(Charts and diagrams as code)
<<<<
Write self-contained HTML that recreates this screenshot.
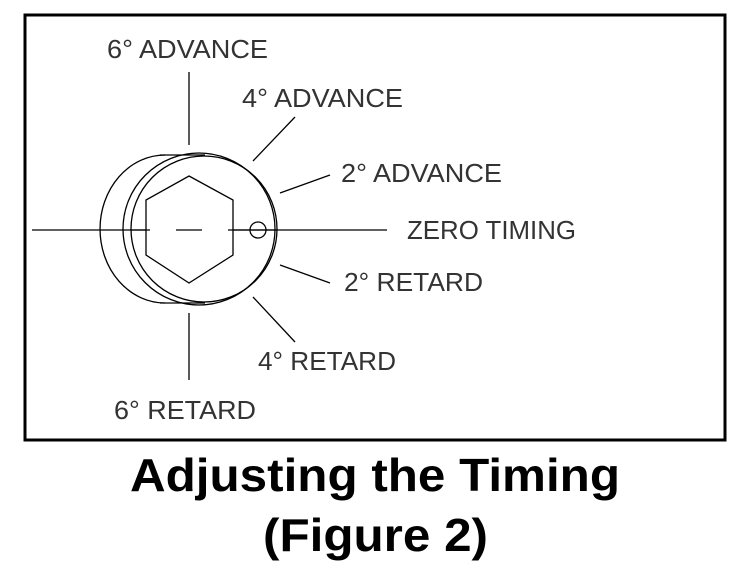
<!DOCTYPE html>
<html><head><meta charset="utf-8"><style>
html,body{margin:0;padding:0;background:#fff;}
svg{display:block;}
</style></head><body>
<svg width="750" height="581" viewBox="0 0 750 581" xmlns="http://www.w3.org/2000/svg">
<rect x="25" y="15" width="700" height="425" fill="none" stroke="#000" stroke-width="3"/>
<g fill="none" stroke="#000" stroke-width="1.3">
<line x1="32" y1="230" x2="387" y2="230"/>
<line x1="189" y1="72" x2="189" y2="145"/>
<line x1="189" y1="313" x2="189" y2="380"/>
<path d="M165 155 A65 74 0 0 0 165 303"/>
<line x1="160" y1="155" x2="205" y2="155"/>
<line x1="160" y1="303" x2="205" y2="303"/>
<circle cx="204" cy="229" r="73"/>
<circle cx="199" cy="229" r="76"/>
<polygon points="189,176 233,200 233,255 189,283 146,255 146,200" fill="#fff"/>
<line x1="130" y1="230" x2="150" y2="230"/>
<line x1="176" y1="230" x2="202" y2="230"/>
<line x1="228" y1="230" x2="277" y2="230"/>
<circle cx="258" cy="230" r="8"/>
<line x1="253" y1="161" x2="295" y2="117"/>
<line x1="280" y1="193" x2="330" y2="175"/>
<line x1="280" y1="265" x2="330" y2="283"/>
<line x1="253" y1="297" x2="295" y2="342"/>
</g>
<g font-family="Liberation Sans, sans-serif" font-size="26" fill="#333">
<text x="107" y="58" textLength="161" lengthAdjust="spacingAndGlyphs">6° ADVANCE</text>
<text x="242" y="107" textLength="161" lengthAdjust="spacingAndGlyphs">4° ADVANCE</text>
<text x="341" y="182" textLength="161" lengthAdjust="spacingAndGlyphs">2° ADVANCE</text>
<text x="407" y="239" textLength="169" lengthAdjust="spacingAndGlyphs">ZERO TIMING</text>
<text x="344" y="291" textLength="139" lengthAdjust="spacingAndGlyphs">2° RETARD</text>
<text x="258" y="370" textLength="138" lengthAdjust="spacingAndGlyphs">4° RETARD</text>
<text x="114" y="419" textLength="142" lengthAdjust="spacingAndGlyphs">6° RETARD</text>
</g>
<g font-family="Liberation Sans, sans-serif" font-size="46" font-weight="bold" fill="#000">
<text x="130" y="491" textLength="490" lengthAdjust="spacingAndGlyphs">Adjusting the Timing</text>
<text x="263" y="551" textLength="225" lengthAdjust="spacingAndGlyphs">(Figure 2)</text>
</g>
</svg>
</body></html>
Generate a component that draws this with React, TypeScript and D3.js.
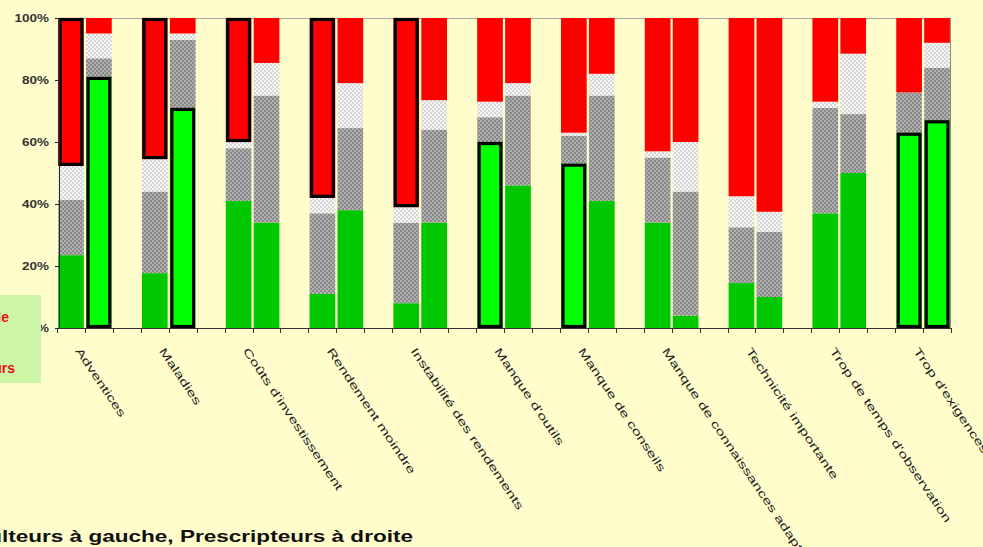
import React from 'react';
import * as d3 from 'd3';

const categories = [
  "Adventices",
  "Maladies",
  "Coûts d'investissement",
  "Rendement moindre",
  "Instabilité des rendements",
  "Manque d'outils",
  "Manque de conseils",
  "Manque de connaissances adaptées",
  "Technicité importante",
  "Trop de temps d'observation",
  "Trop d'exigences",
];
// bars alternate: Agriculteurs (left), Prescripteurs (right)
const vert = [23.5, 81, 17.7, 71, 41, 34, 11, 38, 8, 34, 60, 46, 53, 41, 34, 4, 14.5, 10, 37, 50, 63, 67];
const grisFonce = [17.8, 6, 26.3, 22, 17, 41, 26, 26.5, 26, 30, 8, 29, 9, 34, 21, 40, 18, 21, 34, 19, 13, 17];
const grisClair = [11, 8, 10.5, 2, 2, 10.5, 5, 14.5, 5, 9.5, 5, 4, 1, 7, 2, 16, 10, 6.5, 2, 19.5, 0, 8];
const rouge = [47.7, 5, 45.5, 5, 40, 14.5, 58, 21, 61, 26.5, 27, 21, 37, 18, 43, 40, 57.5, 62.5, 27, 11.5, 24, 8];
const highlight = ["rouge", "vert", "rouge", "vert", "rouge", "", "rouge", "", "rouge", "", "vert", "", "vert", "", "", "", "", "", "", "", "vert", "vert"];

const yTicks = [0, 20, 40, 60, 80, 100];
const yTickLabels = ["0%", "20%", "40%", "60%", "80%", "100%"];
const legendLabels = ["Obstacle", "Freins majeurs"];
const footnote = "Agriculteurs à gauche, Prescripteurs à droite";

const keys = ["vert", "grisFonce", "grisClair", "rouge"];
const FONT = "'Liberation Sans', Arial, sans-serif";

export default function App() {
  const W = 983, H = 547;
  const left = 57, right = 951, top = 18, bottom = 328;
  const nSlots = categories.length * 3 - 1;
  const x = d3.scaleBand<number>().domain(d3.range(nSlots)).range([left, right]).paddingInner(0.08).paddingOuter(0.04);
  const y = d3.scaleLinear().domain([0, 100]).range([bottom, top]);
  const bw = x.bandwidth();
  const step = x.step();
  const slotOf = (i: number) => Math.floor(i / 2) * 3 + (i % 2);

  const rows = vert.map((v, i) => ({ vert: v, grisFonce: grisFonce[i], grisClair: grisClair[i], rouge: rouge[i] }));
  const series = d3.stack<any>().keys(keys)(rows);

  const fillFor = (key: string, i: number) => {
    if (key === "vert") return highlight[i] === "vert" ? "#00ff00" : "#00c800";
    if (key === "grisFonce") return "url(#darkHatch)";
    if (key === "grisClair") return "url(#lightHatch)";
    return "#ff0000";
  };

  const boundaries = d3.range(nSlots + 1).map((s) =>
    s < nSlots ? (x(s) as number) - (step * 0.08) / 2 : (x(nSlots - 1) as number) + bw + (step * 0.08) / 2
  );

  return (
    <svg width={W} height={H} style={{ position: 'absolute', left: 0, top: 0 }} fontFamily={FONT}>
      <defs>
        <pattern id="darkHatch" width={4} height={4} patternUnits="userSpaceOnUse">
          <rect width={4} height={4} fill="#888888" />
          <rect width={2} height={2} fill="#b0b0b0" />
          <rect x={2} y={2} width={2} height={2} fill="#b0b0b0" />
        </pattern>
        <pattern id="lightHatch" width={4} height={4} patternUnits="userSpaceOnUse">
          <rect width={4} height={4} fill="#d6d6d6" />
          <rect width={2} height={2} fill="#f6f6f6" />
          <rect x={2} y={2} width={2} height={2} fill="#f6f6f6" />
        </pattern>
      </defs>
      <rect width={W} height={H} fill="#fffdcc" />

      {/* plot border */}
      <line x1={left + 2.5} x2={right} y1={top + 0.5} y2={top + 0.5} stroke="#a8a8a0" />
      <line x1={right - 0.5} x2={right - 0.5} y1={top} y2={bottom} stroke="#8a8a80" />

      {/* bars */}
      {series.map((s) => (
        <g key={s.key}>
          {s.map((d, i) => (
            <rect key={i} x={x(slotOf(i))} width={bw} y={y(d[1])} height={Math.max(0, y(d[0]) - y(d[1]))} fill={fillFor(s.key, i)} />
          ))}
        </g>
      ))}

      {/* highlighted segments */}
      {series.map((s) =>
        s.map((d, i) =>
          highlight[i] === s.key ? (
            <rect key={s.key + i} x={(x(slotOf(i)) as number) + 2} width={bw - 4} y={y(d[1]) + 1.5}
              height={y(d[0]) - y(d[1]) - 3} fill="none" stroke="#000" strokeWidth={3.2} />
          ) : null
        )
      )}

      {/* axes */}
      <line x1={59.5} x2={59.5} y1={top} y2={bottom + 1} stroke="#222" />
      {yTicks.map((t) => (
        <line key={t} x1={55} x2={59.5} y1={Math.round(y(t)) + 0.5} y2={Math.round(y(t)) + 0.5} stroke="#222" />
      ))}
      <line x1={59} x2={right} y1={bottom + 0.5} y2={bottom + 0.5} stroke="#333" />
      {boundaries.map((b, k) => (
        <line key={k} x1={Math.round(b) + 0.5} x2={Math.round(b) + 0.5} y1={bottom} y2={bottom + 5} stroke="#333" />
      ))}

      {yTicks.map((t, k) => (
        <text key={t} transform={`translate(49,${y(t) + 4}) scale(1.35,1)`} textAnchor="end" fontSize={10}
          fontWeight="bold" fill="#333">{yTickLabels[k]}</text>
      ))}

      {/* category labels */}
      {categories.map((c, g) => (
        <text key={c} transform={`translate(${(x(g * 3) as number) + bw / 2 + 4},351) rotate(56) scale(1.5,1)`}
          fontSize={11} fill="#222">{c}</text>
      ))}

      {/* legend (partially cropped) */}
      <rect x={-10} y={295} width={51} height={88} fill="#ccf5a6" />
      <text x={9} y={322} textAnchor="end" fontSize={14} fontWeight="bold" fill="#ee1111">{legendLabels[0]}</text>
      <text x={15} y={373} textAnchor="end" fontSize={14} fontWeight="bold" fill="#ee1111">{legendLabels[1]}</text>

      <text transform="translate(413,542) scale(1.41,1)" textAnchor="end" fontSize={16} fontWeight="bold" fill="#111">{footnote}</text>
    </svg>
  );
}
>>>>
Show every line of the records above that contains the word "React".

Response to the exercise
Generate a component that draws this with React, TypeScript and D3.js.
import React from 'react';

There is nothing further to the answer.